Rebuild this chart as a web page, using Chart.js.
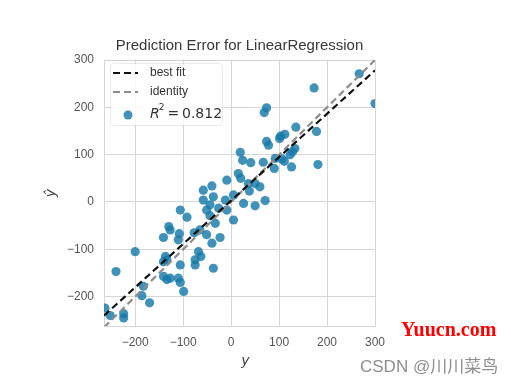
<!DOCTYPE html>
<html>
<head>
<meta charset="utf-8">
<script src="https://cdn.jsdelivr.net/npm/chart.js@4"></script>
<style>
  html, body { margin: 0; padding: 0; background: #fff; }
  #wrap { width: 511px; height: 385px; }
</style>
</head>
<body>
<div id="wrap"><canvas id="predError" width="511" height="385"></canvas></div>
<script>
const actualY = [267, 173, 300, 74, 69, 135, 178, 112, 103, 101, 74, 78, 133, 128, 123, 19, 24, 41, 67, 92,
  106, 111, 90, 126, 181, 15, 20, 36, 50, 60, 38, -9, -40, -58, -37, -58, -12, 5, 71, 26,
  50, -44, -26, -51, -106, -9, -92, -44, -33, 5, -130, -127, -108, -65, -23, -141, -110, -77, -51, -40,
  -200, -137, -141, -134, -106, -68, -63, -75, -75, -37, -240, -141, -134, -127, -110, -106, -99, -183, -186, -170,
  -263, -252, -224, -224];
const predictedY = [271, 241, 208, 199, 189, 158, 149, 143, 139, 134, 128, 120, 113, 106, 100, 105, 88, 83, 84, 92,
  91, 86, 71, 74, 79, 60, 50, 39, 39, 32, 23, 46, 34, 25, 11, 4, 4, 15, 3, -3,
  -8, -6, -13, -17, -17, -17, -32, -29, -45, -38, -52, -59, -67, -59, -75, -75, -80, -65, -69, -87,
  -105, -115, -126, -122, -133, -105, -115, -122, -133, -140, -147, -157, -164, -161, -161, -170, -189, -178, -198, -213,
  -224, -240, -236, -245];

const xTicks = [-200, -100, 0, 100, 200, 300];
const yTicks = [-200, -100, 0, 100, 200, 300];
const xRange = [-265, 300];
const yRange = [-262, 300];

const bestFit = { slope: 0.917, intercept: 3 };
const r2 = "0.812";

const pointColor = "rgba(22,122,168,0.82)";
const gridColor = "#d6d6d6";
const tickFont = { family: "Liberation Sans, Arial, sans-serif", size: 12 };
const minus = v => String(v).replace("-", "\u2212");

const fitLine = xRange.map(x => ({ x: x, y: bestFit.slope * x + bestFit.intercept }));
const identityLine = xRange.map(x => ({ x: x, y: x }));

const overlay = {
  id: "overlay",
  afterDraw(chart) {
    const c = chart.ctx;
    const a = chart.chartArea;
    c.save();

    // title
    c.fillStyle = "#383838";
    c.font = "15px Liberation Sans, Arial, sans-serif";
    c.textAlign = "center";
    c.textBaseline = "middle";
    c.fillText("Prediction Error for LinearRegression", (a.left + a.right) / 2, 46);

    // axis labels
    c.fillStyle = "#444";
    c.font = "italic 14px DejaVu Sans, sans-serif";
    c.fillText("y", (a.left + a.right) / 2 + 6, 361);
    c.save();
    c.translate(51, 193);
    c.rotate(-Math.PI / 2);
    c.fillText("\u0177", 0, 0);
    c.restore();

    // legend
    const lx = a.left + 6, ly = a.top + 3, lw = 112, lh = 62;
    c.fillStyle = "rgba(255,255,255,0.85)";
    c.strokeStyle = "rgba(0,0,0,0.08)";
    c.lineWidth = 1;
    c.beginPath();
    c.roundRect(lx + 0.5, ly + 0.5, lw, lh, 3);
    c.fill();
    c.stroke();

    c.lineWidth = 2.2;
    c.setLineDash([7, 4]);
    c.strokeStyle = "#111";
    c.beginPath(); c.moveTo(113, 73); c.lineTo(138, 73); c.stroke();
    c.strokeStyle = "#8c8c8c";
    c.beginPath(); c.moveTo(113, 92); c.lineTo(138, 92); c.stroke();
    c.setLineDash([]);

    c.fillStyle = pointColor;
    c.beginPath(); c.arc(128, 115, 4.5, 0, Math.PI * 2); c.fill();

    c.fillStyle = "#333";
    c.textAlign = "left";
    c.font = "12px Liberation Sans, Arial, sans-serif";
    c.fillText("best fit", 150, 73);
    c.fillText("identity", 150, 92);

    c.font = "italic 14px DejaVu Sans, sans-serif";
    c.fillText("R", 150, 114);
    let w = c.measureText("R").width;
    c.font = "9px DejaVu Sans, sans-serif";
    c.fillText("2", 150 + w - 1, 108);
    w += c.measureText("2").width - 1;
    c.font = "14px DejaVu Sans, sans-serif";
    c.fillText("=\u20090.812".replace("0.812", r2), 150 + w + 3, 114);

    // watermarks
    c.fillStyle = "#f00";
    c.font = "bold 20px Liberation Serif, serif";
    c.fillText("Yuucn.com", 401, 331);
    c.fillStyle = "#8e8e8e";
    c.font = "17px Liberation Sans, Noto Sans CJK SC, sans-serif";
    c.fillText("CSDN @川川菜鸟", 360, 367);

    c.restore();
  }
};

new Chart(document.getElementById("predError"), {
  type: "scatter",
  data: {
    datasets: [
      {
        type: "line",
        data: fitLine,
        borderColor: "#111",
        borderWidth: 2.2,
        borderDash: [7, 4],
        pointRadius: 0,
        fill: false,
        order: 0
      },
      {
        type: "line",
        data: identityLine,
        borderColor: "#8c8c8c",
        borderWidth: 2.2,
        borderDash: [7, 4],
        pointRadius: 0,
        fill: false,
        order: 1
      },
      {
        data: actualY.map((v, i) => ({ x: v, y: predictedY[i] })),
        backgroundColor: pointColor,
        borderWidth: 0,
        pointRadius: 4.6,
        order: 2
      }
    ]
  },
  options: {
    responsive: false,
    animation: false,
    layout: { padding: { top: 60, right: 136, left: 0, bottom: 0 } },
    plugins: { legend: { display: false }, title: { display: false }, tooltip: { enabled: false } },
    scales: {
      x: {
        type: "linear",
        min: xRange[0],
        max: xRange[1],
        afterBuildTicks: s => { s.ticks = xTicks.map(v => ({ value: v })); },
        afterFit: s => { s.height = 59; },
        ticks: { color: "#555", font: tickFont, padding: 9, maxRotation: 0, callback: minus },
        grid: { color: gridColor, lineWidth: 1, drawTicks: false },
        border: { color: gridColor, width: 1 }
      },
      y: {
        type: "linear",
        min: yRange[0],
        max: yRange[1],
        afterBuildTicks: s => { s.ticks = yTicks.map(v => ({ value: v })); },
        afterFit: s => { s.width = 104; },
        ticks: { color: "#555", font: tickFont, padding: 10, callback: minus },
        grid: { color: gridColor, lineWidth: 1, drawTicks: false },
        border: { color: gridColor, width: 1 }
      }
    }
  },
  plugins: [overlay]
});
</script>
</body>
</html>
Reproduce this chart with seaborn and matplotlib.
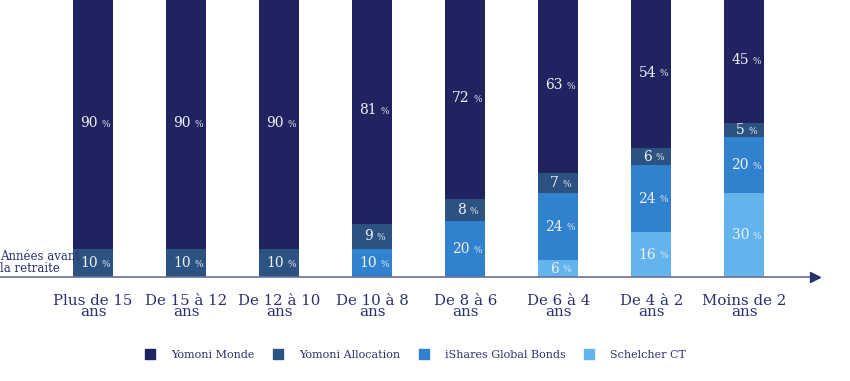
import matplotlib

matplotlib.use("Agg")
import matplotlib.pyplot as plt
import numpy as np
import pandas as pd
import seaborn as sns
from matplotlib.lines import Line2D

categories = ["Plus de 15\nans", "De 15 à 12\nans", "De 12 à 10\nans", "De 10 à 8\nans",
              "De 8 à 6\nans", "De 6 à 4\nans", "De 4 à 2\nans", "Moins de 2\nans"]
schelcher = [0, 0, 0, 0, 0, 6, 16, 30]
bonds = [0, 0, 0, 10, 20, 24, 24, 20]
allocation = [10, 10, 10, 9, 8, 7, 6, 5]
monde = [90, 90, 90, 81, 72, 63, 54, 45]

series_names = ["Yomoni Monde", "Yomoni Allocation", "iShares Global Bonds", "Schelcher CT"]
colors = {"Yomoni Monde": "#1f2461", "Yomoni Allocation": "#2c5282",
          "iShares Global Bonds": "#3182ce", "Schelcher CT": "#63b3ed"}
NAVY = "#2a3170"

sns.set_theme(style="white")
plt.rcParams["font.family"] = ["DejaVu Serif"]

df = pd.DataFrame({"cat": categories, "Schelcher CT": schelcher,
                   "iShares Global Bonds": bonds, "Yomoni Allocation": allocation,
                   "Yomoni Monde": monde})

fig = plt.figure(figsize=(8.5, 3.81), dpi=100)
ax = fig.add_axes([0.0, 0.273, 0.959, 0.727])

# stack from bottom: Schelcher, Bonds, Allocation, Monde
stack_order = ["Schelcher CT", "iShares Global Bonds", "Yomoni Allocation", "Yomoni Monde"]
cum = df[stack_order].cumsum(axis=1)
bottoms = cum.shift(axis=1).fillna(0)

# draw cumulative totals from the top layer down so each covers the next
for name in reversed(stack_order):
    sns.barplot(x=df["cat"], y=cum[name], color=colors[name], width=0.43,
                saturation=1, ax=ax, order=categories, linewidth=0)

for name in stack_order:
    for i in range(len(categories)):
        v = df[name].iloc[i]
        if v <= 0:
            continue
        yc = bottoms[name].iloc[i] + v / 2
        ax.annotate(f"{v}", (i, yc), xytext=(-3, 0), textcoords="offset points",
                    ha="center", va="center", color="#f0f0f5", fontsize=10)
        off = 6 if v < 10 else 9
        ax.annotate("%", (i, yc), xytext=(off, -1), textcoords="offset points",
                    ha="center", va="center", color="#e0e4ee", fontsize=6.5)

ax.set_xlim(-1, 7.76)
ax.set_ylim(0, 98.9)
ax.set_xlabel("")
ax.set_ylabel("")
ax.set_yticks([])
for s in ax.spines.values():
    s.set_visible(False)
ax.axhline(0, color="#6a6f9a", lw=1.2, xmin=0, xmax=0.995, clip_on=False)
ax.plot([7.76], [0], marker=">", color=NAVY, ms=7, clip_on=False)

ax.set_xticks(range(len(categories)))
ax.set_xticklabels(categories, fontsize=10.8, color=NAVY, linespacing=0.72)
ax.tick_params(axis="x", length=0, pad=12)

ax.text(-0.995, 5.2, "Années avant\nla retraite", ha="left", va="center",
        fontsize=8.5, color=NAVY, linespacing=0.95)

handles = [Line2D([], [], marker="s", ls="", ms=7, color=colors[n]) for n in series_names]
fig.legend(handles, series_names, loc="center", bbox_to_anchor=(0.488, 0.068),
           ncol=4, frameon=False, fontsize=8, labelcolor=NAVY,
           handletextpad=1.3, columnspacing=1.5, handlelength=1.2)

fig.savefig("out.png", dpi=100)
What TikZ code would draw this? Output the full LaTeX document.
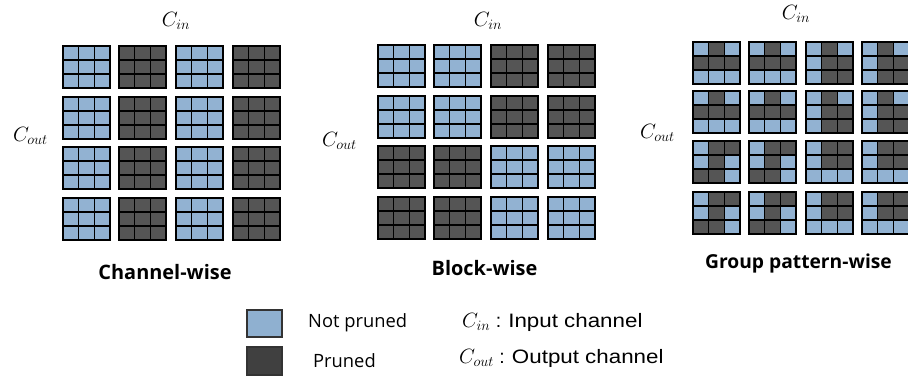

EXERCISE TASK ::
Print out, exactly and with nothing added, the lines starting at the line holding "Reproduce this chart" and ending at the line holding "monde = [90, 90, 90, 81, 72, 63, 54, 45]", minus any pictures.

EXERCISE RESULT ::
Reproduce this chart with seaborn and matplotlib.
import matplotlib

matplotlib.use("Agg")
import matplotlib.pyplot as plt
import numpy as np
import pandas as pd
import seaborn as sns
from matplotlib.lines import Line2D

categories = ["Plus de 15\nans", "De 15 à 12\nans", "De 12 à 10\nans", "De 10 à 8\nans",
              "De 8 à 6\nans", "De 6 à 4\nans", "De 4 à 2\nans", "Moins de 2\nans"]
schelcher = [0, 0, 0, 0, 0, 6, 16, 30]
bonds = [0, 0, 0, 10, 20, 24, 24, 20]
allocation = [10, 10, 10, 9, 8, 7, 6, 5]
monde = [90, 90, 90, 81, 72, 63, 54, 45]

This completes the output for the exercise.